18.5. No partnership or agency. Nothing in the Contract is intended to, or shall be deemed to, establish any partnership or joint venture between the parties, constitute either party the agent of the other, or authorise either party to make or enter into any commitments for or on behalf of the other party.
18.6. Entire agreement
18.6.1. The Contract constitutes the entire agreement between the parties and supersedes and extinguishes all previous agreements, promises, assurances, warranties, representations and understandings between them, whether written or oral, relating to its subject matter.
18.6.2. Each party acknowledges that, in entering into the Contract, it does not rely on and shall have no remedies in respect of any statement, representation, assurance or warranty (whether made innocently or negligently) that is not set out in the Contract. Each party agrees that it shall have no claim for innocent or negligent misrepresentation or negligent misrepresentation based on any statement in the Contract.

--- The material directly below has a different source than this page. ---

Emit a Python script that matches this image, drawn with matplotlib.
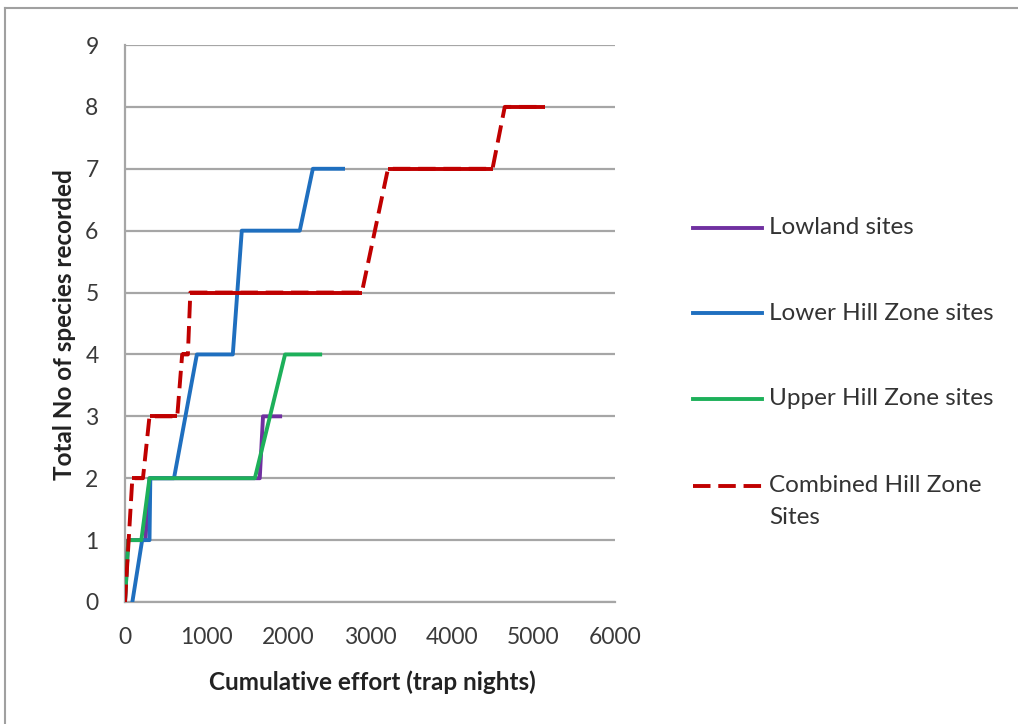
import matplotlib
matplotlib.use("Agg")
import matplotlib.pyplot as plt
from matplotlib.lines import Line2D

# cumulative effort (trap nights) vs species recorded
lowland_x = [0, 40, 250, 300, 1650, 1690, 1900]
lowland_y = [0, 1, 1, 2, 2, 3, 3]

lower_x = [90, 210, 300, 310, 600, 880, 1320, 1430, 2140, 2300, 2670]
lower_y = [0, 1, 1, 2, 2, 4, 4, 6, 6, 7, 7]

upper_x = [0, 40, 200, 300, 1590, 1960, 2390]
upper_y = [0, 1, 1, 2, 2, 4, 4]

combined_x = [0, 90, 220, 300, 640, 700, 770, 800, 2900, 3220, 4500, 4650, 5140]
combined_y = [0, 2, 2, 3, 3, 4, 4, 5, 5, 7, 7, 8, 8]

labels = ["Lowland sites", "Lower Hill Zone sites", "Upper Hill Zone sites",
          "Combined Hill Zone\nSites"]
colors = ["#7030A0", "#1F6FBF", "#1DB05A", "#C00000"]

plt.rcParams['font.family'] = ['Lato', 'DejaVu Sans']

W, H = 1018, 724
fig = plt.figure(figsize=(W / 100, H / 100), dpi=100)
ax = fig.add_axes([125/W, 1 - 602/H, 490/W, 557/H])

lw = 2.8
dash = (0, (4.5, 2.0))
ax.plot(lowland_x, lowland_y, color=colors[0], lw=lw, zorder=3)
ax.plot(lower_x, lower_y, color=colors[1], lw=lw, zorder=4)
ax.plot(upper_x, upper_y, color=colors[2], lw=lw, zorder=5)
ax.plot(combined_x, combined_y, color=colors[3], lw=lw, ls=dash, zorder=6)
# flat runs of the combined series are made of many short segments, so they read solid
for i in range(len(combined_x) - 1):
    if combined_y[i] == combined_y[i + 1]:
        ax.plot(combined_x[i:i + 2], combined_y[i:i + 2], color=colors[3], lw=lw,
                solid_capstyle='butt', zorder=6)

ax.set_xlim(0, 6000)
ax.set_ylim(0, 9)
ax.set_xticks(range(0, 6001, 1000))
ax.set_yticks(range(0, 10))
ax.grid(axis='y', color='#A6A6A6', lw=1.6)
ax.set_axisbelow(True)
for s in ['top', 'right']:
    ax.spines[s].set_visible(False)
for s in ['left', 'bottom']:
    ax.spines[s].set_color('#A6A6A6')
    ax.spines[s].set_linewidth(1.6)
ax.tick_params(length=0, labelsize=16.5, colors='#3a3a3a')
ax.tick_params(axis='y', pad=19)
ax.tick_params(axis='x', pad=18)

fig.text(372/W, 1 - 682/H, "Cumulative effort (trap nights)", fontsize=17.5,
         fontweight='bold', color='#222222', ha='center', va='center')
fig.text(65/W, 1 - 325/H, "Total No of species recorded", fontsize=17.5,
         fontweight='bold', color='#222222', ha='center', va='center', rotation=90)

# legend drawn beside the plot area
rows = [228, 313, 399, 486]
for lab, col, ry in zip(labels, colors, rows):
    fy = 1 - ry / H
    ls = dash if col == colors[3] else '-'
    fig.add_artist(Line2D([693/W, 762/W], [fy, fy], color=col, lw=lw, ls=ls))
    lines = lab.split('\n')
    for k, part in enumerate(lines):
        fig.text(769/W, 1 - (ry + 32 * k) / H, part, fontsize=17.5, color='#333333',
                 va='center')

# chart area border (top and left edges)
fig.add_artist(Line2D([5/W, 5/W], [0, 1 - 8/H], color='#A0A0A0', lw=1.5))
fig.add_artist(Line2D([5/W, 1], [1 - 8/H, 1 - 8/H], color='#A0A0A0', lw=1.5))

fig.savefig("out.png", dpi=100)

18.6.3. Nothing in this clause 6 shall limit or exclude any liability for fraud.
18.7. Third parties rights. The Contract does not give rise to any rights under the Contracts (Rights of Third Parties) Act 1999 to enforce any term of the Contract.
18.8. Variation. Except as set out in these Conditions, no variation of the Contract shall be effective unless it is agreed in writing and signed by the parties (or their authorised representatives).
18.9. Governing law. The Contract and any dispute or claim (including non-contractual disputes or claims) arising out of, or in connection with, it or its subject matter or formation shall be governed by and construed in accordance with the law of England.
18.10 Jursidiction.Each party irrevocably agrees that the courts of England shall have exclusive jurisdiction to settle any dispute or claim (including non-contractual disputes or claims) arising out of or in connection with the Contract or its subject matter or formation.